Get personal. A key component of effective customer retention is the way in which your customers perceive your attitude toward them. Many customers place greater value on friendliness, comfort, and familiarity than they do on the actual features of your product. A few small actions can transform your business from a faceless corporation to a friendly and accommodating partner in your customers’ eyes. For starters, try the following:

  • Customize your offers around actual customer behavior (via analytics) rather than trying to make predictions based on general demographics.
  • Recognize your loyal customers by name. Show your appreciation with coupons, special offers, sneak previews, or thank-yous. Invite them to forums, or ask for feedback to let them know that you value their opinions.
  • When customers have problems, make sure they can speak with a real, sympathetic person (ideally by phone) to find resolution. Referring already frustrated consumers to a FAQ or an email contact will only drive them to seek more accessible solutions for their needs.
  • Make sure your employees are empowered to fix problems when they arise. Employees who are kept well-informed and believe that they can make a difference will be more motivated to care and take responsibility.
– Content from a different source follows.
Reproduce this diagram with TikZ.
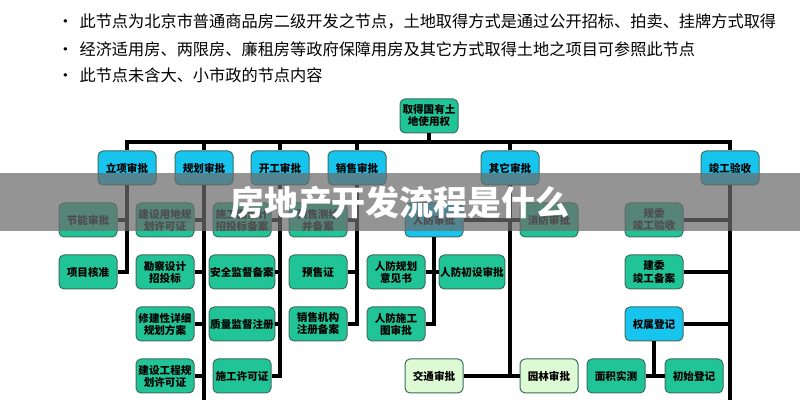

A truly personalized customer experience will help build reliability and trust around your brand, as well setting you apart from the competition. Don’t hesitate to add that special touch!

Take responsibility. Your brand is only as good as the reputation behind it. Customers will hold you to account for any flaws in your finished product – even if they aren’t directly your fault. So, when problems do arise, admit to your mistakes – and apologize if necessary. Honesty demonstrates authenticity, while letting customers see that you’re willing to correct faulty processes and prevent future mistakes.

Timing is particularly important when addressing customer issues. Your customer support actions should match both the brand image you want to convey and your customers’ expectations. 50% of consumers give business 1 week to answer questions before they go elsewhere – but you should tailor your response time to fit your business model. For example, if you market a product or service to prevent process failure, you shouldn’t take 24 hours to respond to customer when things go wrong.

Bow out gracefully. It’s never easy to lose a customer – but if the result is unavoidable, always end the relationship on a good note. Remember: how you handle a customer’s departure can determine whether they’ll give you another chance down the road or disappear entirely and leave you with a bad review. Be sure to thank customers for doing business with you in a personalized letter or email. If possible, find out their reason for leaving, and whether they have any suggestions for improving your products or services. Close the communication by inviting the customer back at any time and providing easy ways for them to reinstate their account – as well as to contact you, follow your social media, ask questions, or access your brand in any other way at their convenience.

Never underestimate the value of effective customer retention. Maintaining a positive brand experience for existing customers is crucial to a productive relationship – and a strong ROI for your business.

Although it’s easy to believe your work is complete the minute a prospect becomes a customer, in reality, that’s only the beginning.